Nic nie jednoczy tak, jak wspólny wróg
Model proponowany przez Outriders może wprowadzić spore zamieszanie w branży mediów. Fake newsy i natłok reklam są naszym wspólnym problemem. Internet dojrzewa, a społeczeństwo jest coraz bardziej świadome i częściej weryfikuje informacje znalezione w sieci. Dziennikarską rzetelność od dawna wypiera dziś sensacja – informacje nieprawdziwe albo wyrwane z kontekstu.
Google zapowiada blokowanie nachalnych reklam z poziomu przeglądarki. Facebook pracuje nad algorytmem walczącym z fake newsami i weryfikuje jakość stron docelowych na etapie tworzenia kampanii. Kiedy większość wydawców zastanawia się, jak podnieść wskaźnik kliknięć – Outriders stara się zbudować zaangażowaną społeczność, na której oprze swój model biznesowy.
Treści w dobrej formie

Nie możemy powiedzieć, że w sieci brakuje serwisów, które sumiennie realizują dziennikarską misję. Rzecz w tym, że mało kto o nich słyszał. outride.rs wyróżnia się formą, która świetnie wpisuje się w kulturę audiowizualną i nie pozostawia miejsca na niedomówienia. Informacje z różnych rejonów świata przygotowują dziennikarze, którzy stoją na ziemi, o której mówią, a niejasne treści są wyróżnione i opatrzone komentarzami naświetlającymi kontekst.

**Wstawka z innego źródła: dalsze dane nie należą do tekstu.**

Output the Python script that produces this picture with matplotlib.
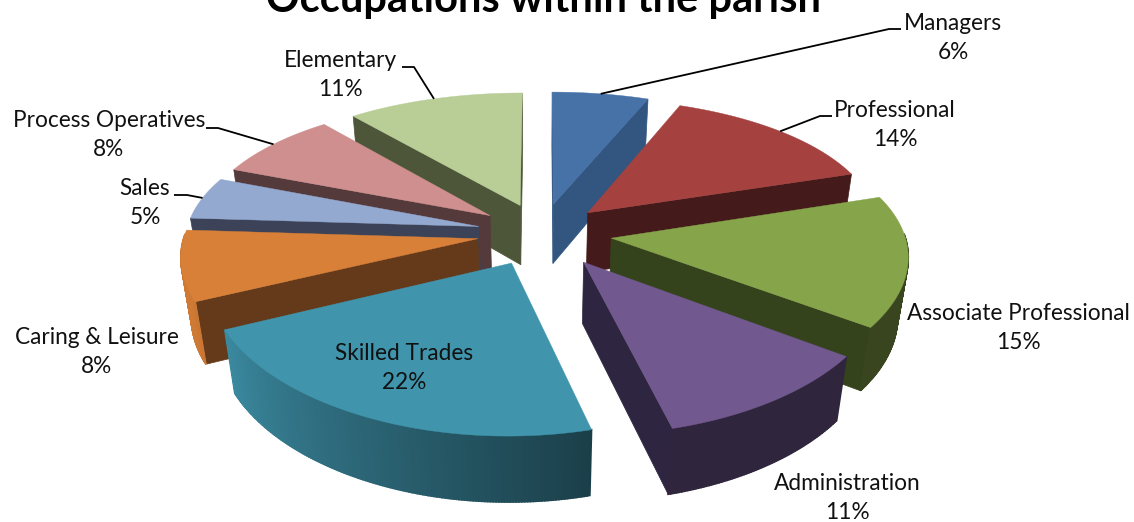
#!/usr/bin/env python3
"""Exploded 3D pie of occupations within the parish."""

import matplotlib
matplotlib.use("Agg")
import matplotlib.pyplot as plt
import numpy as np

CATEGORIES = ["Managers", "Professional", "Associate Professional", "Administration",
              "Skilled Trades", "Caring & Leisure", "Sales", "Process Operatives", "Elementary"]
PERCENTS = [6, 14, 15, 11, 22, 8, 5, 8, 11]
TOP_COLORS = ["#4672A8", "#A5413F", "#86A44A", "#71588F", "#4095AD",
              "#D98038", "#93A9D0", "#CE8F8E", "#B9CD96"]
WALL_COLORS = ["#325680", "#441A1A", "#35431D", "#2E2540", "#1D4E5C",
               "#643A1A", "#3C4358", "#553A3C", "#4E5639"]
EXPLODE = [0.22, 0.22, 0.24, 0.25, 0.235, 0.22, 0.22, 0.22, 0.22]

# projection, in pixels of the 1134x522 picture
CX, CY = 541.5, 233
FX, FY = 293, 137
DEPTH = 62
PERSP_X = 0.11
PERSP_Y = 0.15
PERSP_Z = 0.03

# label centre, and elbow of the leader line (None = no leader)
LABEL_POS = [(953, 38), (895, 125), (1018, 328), (847, 498), (404, 368),
             (97, 352), (145, 203), (109, 135), (340, 75)]
LEADERS = [[(889, 29), (901, 29)], [(820, 116), (832, 116)], None, None, None,
           None, [(187, 195), (174, 195)], [(218, 128), (206, 128)], [(414, 67), (402, 67)]]


def project(x, y, z=0.0):
    wx = 1 + PERSP_X * y - PERSP_Z * z
    wy = 1 + PERSP_Y * y - PERSP_Z * z
    return CX + FX * x / wx, CY - (FY * y + DEPTH * z) / wy


def signed_area(pts):
    x, y = np.array(pts).T
    return 0.5 * np.sum(x * np.roll(y, -1) - np.roll(x, -1) * y)


def arc_points(a0, a1, apex):
    ang = np.radians(np.linspace(a0, a1, max(int(a1 - a0) * 2, 8)))
    return apex[0] + np.sin(ang), apex[1] + np.cos(ang), ang


def draw_slice(ax, a0, a1, explode, top, wall):
    mid = np.radians((a0 + a1) / 2)
    apex = (explode * np.sin(mid), explode * np.cos(mid))
    xs, ys, ang = arc_points(a0, a1, apex)

    # radial walls, only where they face the camera
    for i, sign in ((0, 1), (-1, -1)):
        quad = [project(*apex), project(xs[i], ys[i]),
                project(xs[i], ys[i], -1), project(*apex, -1)]
        if sign * signed_area(quad) < 0:
            ax.fill(*zip(*quad), color=wall, lw=0.5, zorder=ax.next_z())

    # outer wall, shaded facet by facet
    rgb = np.array(matplotlib.colors.to_rgb(top))
    for j in range(len(ang) - 1):
        deg = np.degrees((ang[j] + ang[j + 1]) / 2)
        if not 88 < deg < 272:
            continue
        shade = np.clip(0.42 + (deg - 165) / 80 * 0.5, 0.42, 0.95)
        quad = [project(xs[j], ys[j]), project(xs[j + 1], ys[j + 1]),
                project(xs[j + 1], ys[j + 1], -1), project(xs[j], ys[j], -1)]
        ax.fill(*zip(*quad), color=rgb * shade, lw=1.2, zorder=ax.next_z())

    outline = [project(*apex)] + [project(x, y) for x, y in zip(xs, ys)]
    ax.fill(*zip(*outline), color=top, lw=0.3, zorder=ax.next_z())


def main():
    plt.rcParams["font.family"] = ["Lato", "DejaVu Sans"]
    fig = plt.figure(figsize=(11.34, 5.22), dpi=100)
    ax = fig.add_axes([0, 0, 1, 1])
    ax.set_xlim(0, 1134)
    ax.set_ylim(522, 0)
    ax.axis("off")

    counter = iter(range(1, 100000))
    ax.next_z = lambda: next(counter) * 0.001

    bounds = np.concatenate([[0], np.cumsum(PERCENTS)]) * 3.6
    mids = (bounds[:-1] + bounds[1:]) / 2
    # painter's order: back slices first
    for i in np.argsort(-np.cos(np.radians(mids))):
        draw_slice(ax, bounds[i], bounds[i + 1], EXPLODE[i], TOP_COLORS[i], WALL_COLORS[i])

    for i, name in enumerate(CATEGORIES):
        lx, ly = LABEL_POS[i]
        ax.text(lx, ly, f"{name}\n{PERCENTS[i]}%", ha="center", va="center", fontsize=16.3,
                color="#111111", linespacing=1.47, zorder=900)
        if LEADERS[i]:
            mid = np.radians(mids[i])
            radius = 1 + EXPLODE[i]
            start = project(radius * np.sin(mid), radius * np.cos(mid))
            path = [start] + LEADERS[i]
            ax.plot(*zip(*path), color="black", lw=1.3, zorder=901, solid_capstyle="butt")

    ax.text(543, 12, "Occupations within the parish", ha="center", va="baseline",
            fontsize=30, fontweight="bold", color="black", zorder=900)
    fig.savefig("out.png", dpi=100)


if __name__ == "__main__":
    main()
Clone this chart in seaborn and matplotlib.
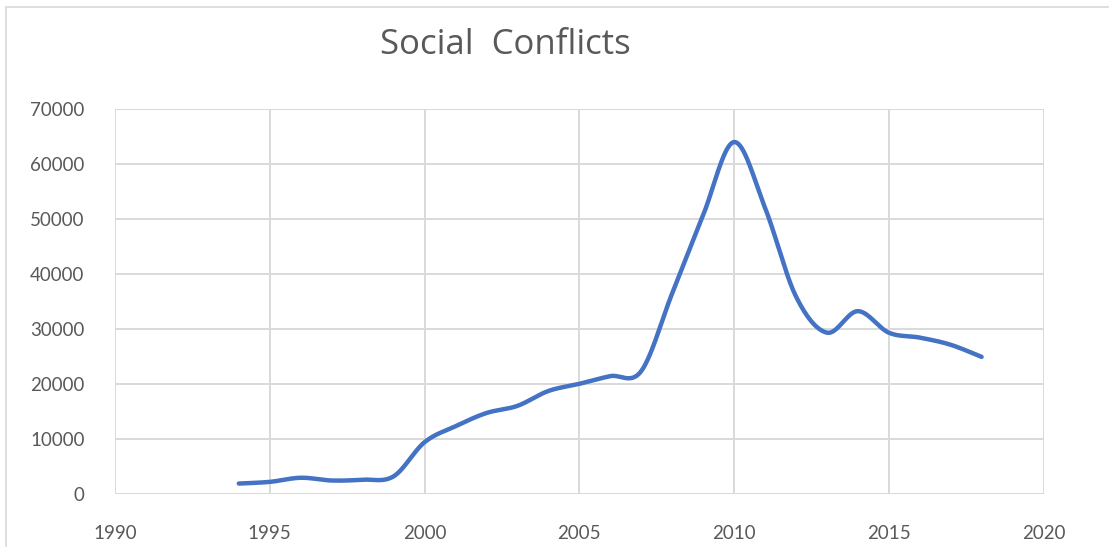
import numpy as np
import pandas as pd
import matplotlib
matplotlib.use("Agg")
import matplotlib.pyplot as plt
from matplotlib.lines import Line2D
import seaborn as sns

years = list(range(1994, 2019))
conflicts = [1900, 2200, 2950, 2450, 2600, 3200, 9400, 12300, 14700, 16000,
             18700, 20000, 21400, 22300, 36400, 50600, 63900, 52000, 35900,
             29300, 33200, 29300, 28400, 27100, 24900]
x_ticks = [1990, 1995, 2000, 2005, 2010, 2015, 2020]
y_ticks = [0, 10000, 20000, 30000, 40000, 50000, 60000, 70000]

# Excel-style smoothed line (Catmull-Rom bezier between the yearly points)
def smooth(xs, ys, n=40):
    p = np.column_stack([xs, ys]).astype(float)
    p = np.vstack([p[0], p, p[-1]])
    out = []
    for i in range(1, len(p) - 2):
        p0, p1, p2, p3 = p[i - 1], p[i], p[i + 1], p[i + 2]
        c1 = p1 + (p2 - p0) / 6
        c2 = p2 - (p3 - p1) / 6
        t = np.linspace(0, 1, n)[:, None]
        seg = ((1 - t) ** 3) * p1 + 3 * ((1 - t) ** 2) * t * c1 + 3 * (1 - t) * t ** 2 * c2 + t ** 3 * p2
        out.append(seg if i == 1 else seg[1:])
    return np.vstack(out)

curve = smooth(years, conflicts)
df = pd.DataFrame({"year": curve[:, 0], "value": curve[:, 1]})

sns.set_style("white")
plt.rcParams['font.family'] = ['Lato', 'DejaVu Sans']

fig = plt.figure(figsize=(11.09, 5.47), dpi=100)
W, H = 1109, 547
ax = fig.add_axes([115 / W, (H - 494) / H, (1043.5 - 115) / W, (494 - 108.5) / H])

sns.lineplot(data=df, x="year", y="value", ax=ax, color="#4472C4", linewidth=3.2,
             sort=False, estimator=None, solid_capstyle="round")

ax.set_xlim(1990, 2020)
ax.set_ylim(0, 70000)
ax.set_xticks(x_ticks)
ax.set_yticks(y_ticks)
ax.grid(True, color="#d9d9d9", linewidth=1.4)
ax.set_axisbelow(True)
for s in ax.spines.values():
    s.set_visible(False)
ax.tick_params(axis="both", length=0, labelsize=13.5, colors="#595959")
ax.tick_params(axis="y", pad=22)
ax.tick_params(axis="x", pad=22)
ax.set_xlabel("")
ax.set_ylabel("")

fig.text(505 / W, 1 - 45 / H, "Social  Conflicts", ha="center", va="center",
         fontsize=25, color="#595959", family=["Open Sans", "DejaVu Sans"])

# chart border
fig.add_artist(Line2D([6 / W, 6 / W], [0, 1 - 7 / H], transform=fig.transFigure,
                      color="#d9d9d9", linewidth=1.2))
fig.add_artist(Line2D([6 / W, 1], [1 - 7 / H, 1 - 7 / H], transform=fig.transFigure,
                      color="#d9d9d9", linewidth=1.2))

fig.savefig("out.png", dpi=100)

Realizowanie misji serwisu w każdej publikacji to ogromne wyzwanie i podstawowy walor projektu. Przedstawianie kompletnych informacji – nawet jeżeli zostaje oparte na atrakcyjnej formie – wymaga jednak większego zaangażowania także od odbiorców. Jedną z przyczyn popularności newsów, które codziennie do nas trafiają, jest chwytliwy nagłówek i krótka, prosta forma. Tandeta, clickbaity, szybkie zaspokajanie ciekawości i sensacyjne treści zwiodły już wielu wydawców.
Serwis w rękach czytelników
W pierwszej połowie listopada zakończyła się zbiórka pieniędzy zorganizowana na wspieram.to. Projekt “Outriders – jakościowe dziennikarstwo z całego świata” zakończył się sukcesem – zebrano ponad 80 tysięcy złotych – więcej niż zakładali organizatorzy (105% celu). To jednak nie jednorazowa akcja crowdfundingowa. Serwis będzie utrzymywał się z darowizn swoich czytelników.
W opisie zbiórki organizatorzy napisali: “Inne media finansują swoją działalność z reklam i umieszczają je, gdzie się tylko da. My nie akceptujemy wszechobecnych bannerów, dlatego w naszych projektach ich nie ma i nie będzie. Walczymy, by wygrało właśnie takie podejście i szacunek do Czytelników. Ty dostajesz jakościowe dziennikarstwo, a my szukamy osób, które chcą, by media miały czas i środki na realizację swojej misji”.
Treści będą dostępne bezpłatnie, a nie oparte na przykład o system paywall (zapłać, żeby zobaczyć więcej) – ponieważ misją Outriders jest dostarczanie rzetelnych materiałów także osobom, które nie są w stanie za nie płacić.
O tym, że model biznesowy oparty o dobrowolne wpłaty może świetnie funkcjonować w Polsce, przekonało się wielu twórców, którzy założyli konto na Patronite. Dotychczas z tej formy finansowania z powodzeniem korzysta wielu YouTuberów. Każdego miesiąca na ich konta trafiają pieniądze od użytkowników, którzy w ten sposób dziękują im za twórczość i bezpłatnie dostępne treści.
Dla przykładu:
- Grupa Filmowa Darwin posiada ponad 1100 patronów, którzy miesięcznie wpłacają w sumie ponad 23 tys. złotych, a łącznie dotychczas ponad 166 tys. zł.
- Krzysztof Gonciarz zrzesza ponad 800 patronów, wpłacających miesięcznie w sumie ponad 13 tys. zł., a dotychczas zebrał łącznie ponad 365 tys. zł.
- Langusta na palmie – posiada ponad 3700 patronów. Łącznie wpłacają ponad 65 tys. zł. miesięcznie, a dotychczas – łącznie ponad 186 tys. zł.
Przez dziesiątki lat płaciliśmy za codzienny dostęp do informacji. Internet przyniósł bezpłatne wiadomości w zamian za oglądanie reklam. Dzisiaj dojrzałość wydawców i odbiorców pozwala na tworzenie innowacyjnych modeli. Czy serwis, który zdetronizował wskaźnik kliknięć i postawił na szacunek dla odbiorcy może stać się powszechnym, codziennym źródłem informacji?